## Exercise prompt
Look through the records that follow. Copy every line containing the word "this".

══ Data shown ══

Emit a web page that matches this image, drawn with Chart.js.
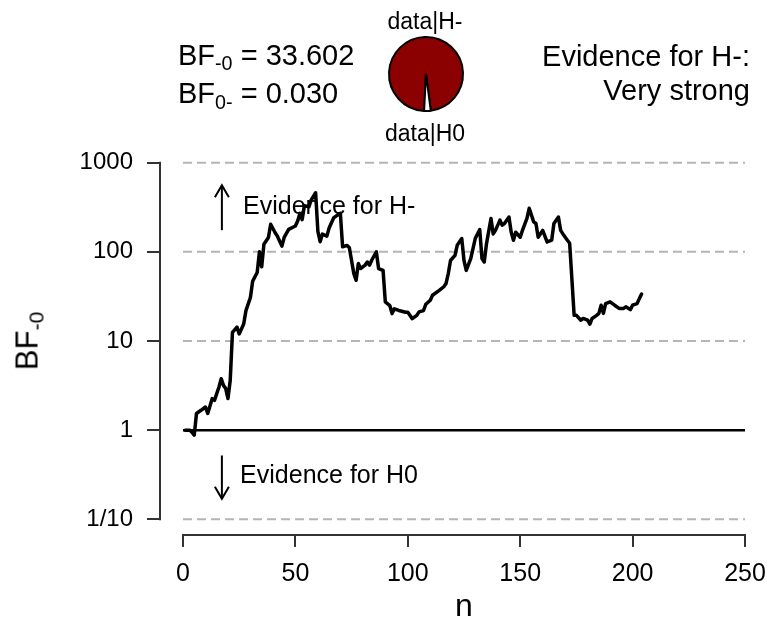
<!DOCTYPE html>
<html>
<head>
<meta charset="utf-8">
<script src="https://cdn.jsdelivr.net/npm/chart.js@4.4.1/dist/chart.umd.min.js"></script>
<style>
html,body{margin:0;padding:0;background:#fff;}
#wrap{position:relative;width:769px;height:624px;overflow:hidden;font-family:"Liberation Sans",Arial,Helvetica,sans-serif;color:#000;}
#main{position:absolute;left:0;top:0;}
#pie{position:absolute;left:386px;top:34px;}
.t{position:absolute;white-space:nowrap;line-height:1;}
.t sub{font-size:0.68em;vertical-align:baseline;position:relative;top:0.3em;}
#ytitle{position:absolute;left:0;top:0;width:0;height:0;}
#ytitle div{position:absolute;white-space:nowrap;line-height:1;font-size:31px;transform:translate(-50%,-50%) rotate(-90deg);}
</style>
</head>
<body>
<div id="wrap">
  <canvas id="main" width="769" height="624"></canvas>
  <canvas id="pie" width="80" height="80"></canvas>
  <div class="t" style="left:178px;top:40.5px;font-size:29px;">BF<sub>-0</sub> = 33.602</div>
  <div class="t" style="left:178px;top:79px;font-size:29px;">BF<sub>0-</sub> = 0.030</div>
  <div class="t" style="right:19px;top:42px;font-size:29px;text-align:right;">Evidence for H-:</div>
  <div class="t" style="right:19px;top:75.5px;font-size:29px;text-align:right;">Very strong</div>
  <div class="t" style="left:425px;top:10px;font-size:23px;transform:translateX(-50%);">data|H-</div>
  <div class="t" style="left:425px;top:121.5px;font-size:23px;transform:translateX(-50%);">data|H0</div>
  <div id="ytitle" style="left:27px;top:341px;"><div>BF<sub style="font-size:0.68em;vertical-align:baseline;position:relative;top:0.3em;">-0</sub></div></div>
  <div class="t" style="left:464px;top:589px;font-size:32px;transform:translateX(-50%);">n</div>
</div>
<script>
// ---- data ----
const nValues = [1,2,3,4,5,6,8,10,11,13,
 14,16,17,18,19,20,21,22,24,25,
 27,28,30,31,33,34,35,36,38,39,
 41,42,44,45,47,50,51,52,53,54,
 56,57,59,60,61,62,64,65,67,69,
 70,71,73,74,76,77,78,79,81,82,
 83,84,86,87,89,90,92,93,94,96,
 99,100,102,104,105,107,108,110,111,114,
 116,117,118,119,121,122,124,125,126,128,
 129,130,132,133,134,135,137,138,139,141,
 142,143,145,146,147,148,150,151,153,154,
 156,157,158,160,162,164,165,167,168,169,
 171,172,174,175,177,178,180,181,182,184,
 185,186,187,188,190,192,194,196,197,199,
 200,202,203,204];
const bfValues = [1,1,1,0.95,0.88,1.54,1.67,1.82,1.54,2.26,
 2.16,3.05,3.78,3.18,2.93,2.26,3.6,12.5,14.3,12,
 15.5,21.9,30.9,47,58.6,100,68,122,145,204,
 164,150,116,145,179,195,222,270,230,330,
 320,380,460,170,130,158,150,185,240,262,
 270,114,118,111,57,48,74,65,71,77,
 71,81,100,65,62,27.4,25,20.3,23,22,
 21,21,17.8,19.4,21.2,22,25.8,28.7,32.6,37,
 40.6,44,57,80,91.5,119,141,80,62,84,
 109,141,178,84,77,123,237,159,174,227,
 199,208,246,166,135,166,146,174,237,308,
 217,208,146,174,129,135,208,246,174,159,
 135,125,19.4,19.4,17.1,17.9,17.1,15.5,17.9,19.4,
 20.4,25.2,20.4,26.3,27.5,25.2,23.2,23.2,24.2,22.5,
 25.2,26.3,29.9,33.602];
const yTickValues = [0.1, 1, 10, 100, 1000];
const yTickLabels = ['1/10', '1', '10', '100', '1000'];
const xTickValues = [0, 50, 100, 150, 200, 250];
const gridLevels = [1000, 100, 10, 0.1];
const refLevel = 1;
const bfMinus0 = 33.602;
const pieLabels = ['data|H-', 'data|H0'];
const pieValues = [bfMinus0 / (1 + bfMinus0), 1 / (1 + bfMinus0)];

// ---- annotation placement (data space) ----
const arrowUp = {x: 17.3, from: 175, to: 560};
const arrowDown = {x: 17.3, from: 0.52, to: 0.17};
const labelUp = {x: 26.7, y: 321, text: 'Evidence for H-'};
const labelDown = {x: 25.4, y: 0.305, text: 'Evidence for H0'};

const FONT = '"Liberation Sans", Arial, Helvetica, sans-serif';

const lineData = nValues.map((n, i) => ({x: n, y: bfValues[i]}));
const xFrom = xTickValues[0], xTo = xTickValues[xTickValues.length - 1];

const datasets = [{
  data: lineData, borderColor: '#000', borderWidth: 3.5, pointRadius: 0,
  tension: 0, borderJoinStyle: 'round', borderCapStyle: 'round', clip: false
}, {
  data: [{x: xFrom, y: refLevel}, {x: xTo, y: refLevel}],
  borderColor: '#000', borderWidth: 2.5, pointRadius: 0, clip: false
}];
gridLevels.forEach(v => datasets.push({
  data: [{x: xFrom, y: v}, {x: xTo, y: v}],
  borderColor: '#b5b5b5', borderWidth: 2, borderDash: [9, 5], pointRadius: 0, clip: false
}));

function drawArrow(ctx, x, y1, y2) {
  ctx.beginPath(); ctx.moveTo(x, y1); ctx.lineTo(x, y2); ctx.stroke();
  const dir = y2 < y1 ? 1 : -1, L = 14, a = Math.PI / 6;
  ctx.beginPath();
  ctx.moveTo(x - L * Math.sin(a), y2 + dir * L * Math.cos(a));
  ctx.lineTo(x, y2);
  ctx.lineTo(x + L * Math.sin(a), y2 + dir * L * Math.cos(a));
  ctx.stroke();
}

const rPlugin = {
  id: 'rStyle',
  beforeDatasetsDraw(chart) {
    const {ctx, scales: {x, y}} = chart;
    ctx.save();
    ctx.strokeStyle = '#000'; ctx.lineWidth = 2; ctx.lineCap = 'butt';
    drawArrow(ctx, x.getPixelForValue(arrowUp.x), y.getPixelForValue(arrowUp.from), y.getPixelForValue(arrowUp.to));
    drawArrow(ctx, x.getPixelForValue(arrowDown.x), y.getPixelForValue(arrowDown.from), y.getPixelForValue(arrowDown.to));
    ctx.fillStyle = '#000';
    ctx.font = '25px ' + FONT;
    ctx.textAlign = 'left'; ctx.textBaseline = 'middle';
    ctx.fillText(labelUp.text, x.getPixelForValue(labelUp.x), y.getPixelForValue(labelUp.y));
    ctx.fillText(labelDown.text, x.getPixelForValue(labelDown.x), y.getPixelForValue(labelDown.y));
    ctx.restore();
  },
  afterDraw(chart) {
    const {ctx, chartArea, scales: {x, y}} = chart;
    ctx.save();
    ctx.strokeStyle = '#333'; ctx.lineWidth = 2; ctx.lineCap = 'square';
    ctx.beginPath();
    ctx.moveTo(chartArea.left, y.getPixelForValue(yTickValues[0]));
    ctx.lineTo(chartArea.left, y.getPixelForValue(yTickValues[yTickValues.length - 1]));
    ctx.stroke();
    ctx.beginPath();
    ctx.moveTo(x.getPixelForValue(xFrom), chartArea.bottom);
    ctx.lineTo(x.getPixelForValue(xTo), chartArea.bottom);
    ctx.stroke();
    ctx.restore();
  }
};

new Chart(document.getElementById('main'), {
  type: 'line',
  data: {datasets},
  options: {
    responsive: false, animation: false, devicePixelRatio: 1,
    layout: {padding: {left: 0, right: 24, top: 162.7, bottom: 0}},
    plugins: {legend: {display: false}, tooltip: {enabled: false}},
    scales: {
      x: {
        type: 'linear', min: -10.23, max: 250,
        afterBuildTicks: s => { s.ticks = xTickValues.map(v => ({value: v})); },
        afterFit: s => { s.height = 89; s.paddingLeft = 0; s.paddingRight = 20; },
        grid: {drawOnChartArea: false, drawTicks: true, tickLength: 12, color: '#333', lineWidth: 2},
        border: {display: false},
        ticks: {color: '#000', font: {family: FONT, size: 25}, padding: 12, maxRotation: 0, autoSkip: false}
      },
      y: {
        type: 'logarithmic', min: 0.0667, max: 1000,
        afterBuildTicks: s => { s.ticks = yTickValues.map(v => ({value: v})); },
        afterFit: s => { s.width = 160; },
        grid: {drawOnChartArea: false, drawTicks: true, tickLength: 13, color: '#333', lineWidth: 2},
        border: {display: false},
        ticks: {
          color: '#000', font: {family: FONT, size: 24}, padding: 14, autoSkip: false,
          callback: v => { const i = yTickValues.indexOf(v); return i >= 0 ? yTickLabels[i] : ''; }
        }
      }
    }
  },
  plugins: [rPlugin]
});

new Chart(document.getElementById('pie'), {
  type: 'pie',
  data: {labels: pieLabels, datasets: [{
    data: pieValues, backgroundColor: ['#8b0000', '#ffffff'],
    borderColor: '#000', borderWidth: 2
  }]},
  options: {
    responsive: false, animation: false, devicePixelRatio: 1, rotation: 183,
    layout: {padding: 2},
    plugins: {legend: {display: false}, tooltip: {enabled: false}}
  }
});
</script>
</body>
</html>
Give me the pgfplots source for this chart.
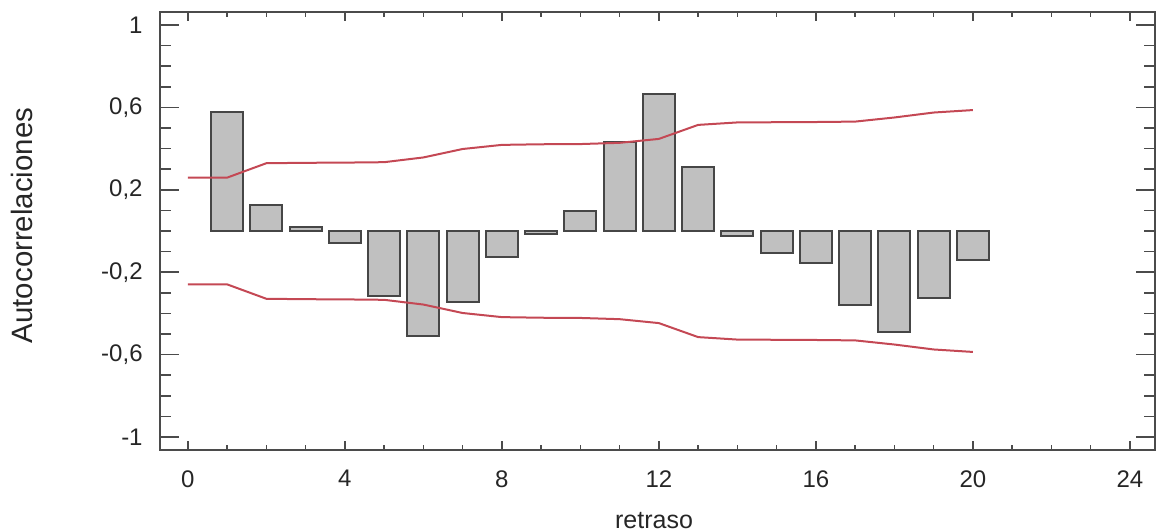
\documentclass[border=0pt]{standalone}
\usepackage{fontspec}
\setmainfont{Liberation Sans}
\usepackage{pgfplots}
\pgfplotsset{compat=1.18}
\definecolor{barfill}{RGB}{192,192,192}
\definecolor{bardraw}{RGB}{70,70,70}
\definecolor{limred}{RGB}{196,72,84}
\definecolor{axgray}{RGB}{75,75,75}

\pgfplotsset{
  acfbase/.style={
    width=497.5pt, height=219pt, scale only axis,
    at={(0,0)}, anchor=south west,
    xmin=-0.71, xmax=24.64,
    ymin=-1.063, ymax=1.063,
    axis line style={axgray, line width=0.75pt},
    tick style={axgray, line width=0.75pt},
    tick align=inside,
    tick label style={font=\fontsize{12}{14}\selectfont, text=black!85},
  }
}

\begin{document}
\begin{tikzpicture}
\useasboundingbox (-80pt,-40.5pt) rectangle (498.5pt,225pt);

% y ticks, labels and data
\begin{axis}[
  acfbase,
  xtick=\empty,
  ytick={-1,-0.6,-0.2,0.2,0.6,1},
  yticklabels={-1,{-0,6},{-0,2},{0,2},{0,6},1},
  minor y tick num=3,
  major tick length=9.5pt,
  minor tick length=5.5pt,
  yticklabel style={inner sep=0pt, xshift=-8.5pt},
  ylabel={Autocorrelaciones},
  ylabel style={at={(axis description cs:-0.1387,0.5126)}, anchor=center,
    rotate=0, font=\fontsize{14.7}{16}\selectfont, text=black!85},
  xlabel={retraso},
  xlabel style={at={(axis description cs:0.4965,-0.16)}, anchor=center,
    font=\fontsize{12.5}{14}\selectfont, text=black!85},
]
\addplot[ybar, bar width=0.82, bar shift=0pt, fill=barfill, draw=bardraw, line width=1pt]
coordinates {
  (1,0.58) (2,0.126) (3,0.021) (4,-0.056) (5,-0.316)
  (6,-0.51) (7,-0.343) (8,-0.126) (9,-0.016) (10,0.097)
  (11,0.43) (12,0.664) (13,0.313) (14,-0.024) (15,-0.108)
  (16,-0.153) (17,-0.357) (18,-0.488) (19,-0.323) (20,-0.141)
};
% upper limit
\addplot[limred, line width=1pt, no markers] coordinates {
  (0,0.259) (1,0.259) (2,0.329) (3,0.331) (4,0.332) (5,0.334)
  (6,0.357) (7,0.398) (8,0.418) (9,0.421) (10,0.422) (11,0.428)
  (12,0.447) (13,0.515) (14,0.527) (15,0.528) (16,0.529) (17,0.531)
  (18,0.551) (19,0.575) (20,0.587)
};
% lower limit
\addplot[limred, line width=1pt, no markers] coordinates {
  (0,-0.259) (1,-0.259) (2,-0.329) (3,-0.331) (4,-0.332) (5,-0.334)
  (6,-0.357) (7,-0.398) (8,-0.418) (9,-0.421) (10,-0.422) (11,-0.428)
  (12,-0.447) (13,-0.515) (14,-0.527) (15,-0.528) (16,-0.529) (17,-0.531)
  (18,-0.551) (19,-0.575) (20,-0.587)
};
\end{axis}

% x ticks (shorter)
\begin{axis}[
  acfbase,
  ytick=\empty,
  xtick={0,4,8,12,16,20,24},
  xticklabels={0,4,8,12,16,20,24},
  minor x tick num=3,
  major tick length=4.5pt,
  minor tick length=2.5pt,
  xticklabel style={inner sep=0pt, yshift=-10pt},
]
\end{axis}
\end{tikzpicture}
\end{document}
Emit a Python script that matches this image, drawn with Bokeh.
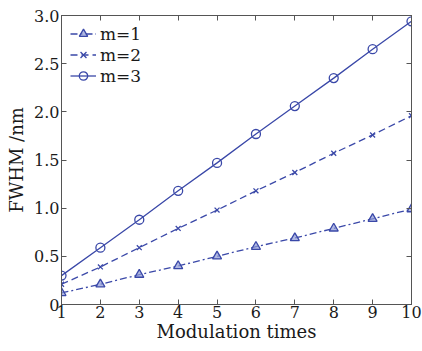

═══

## Full answer
Emit a web page that matches this image, drawn with Chart.js.
Give me the pgfplots source for this chart.
Emit a Python script that matches this image, drawn with Bokeh.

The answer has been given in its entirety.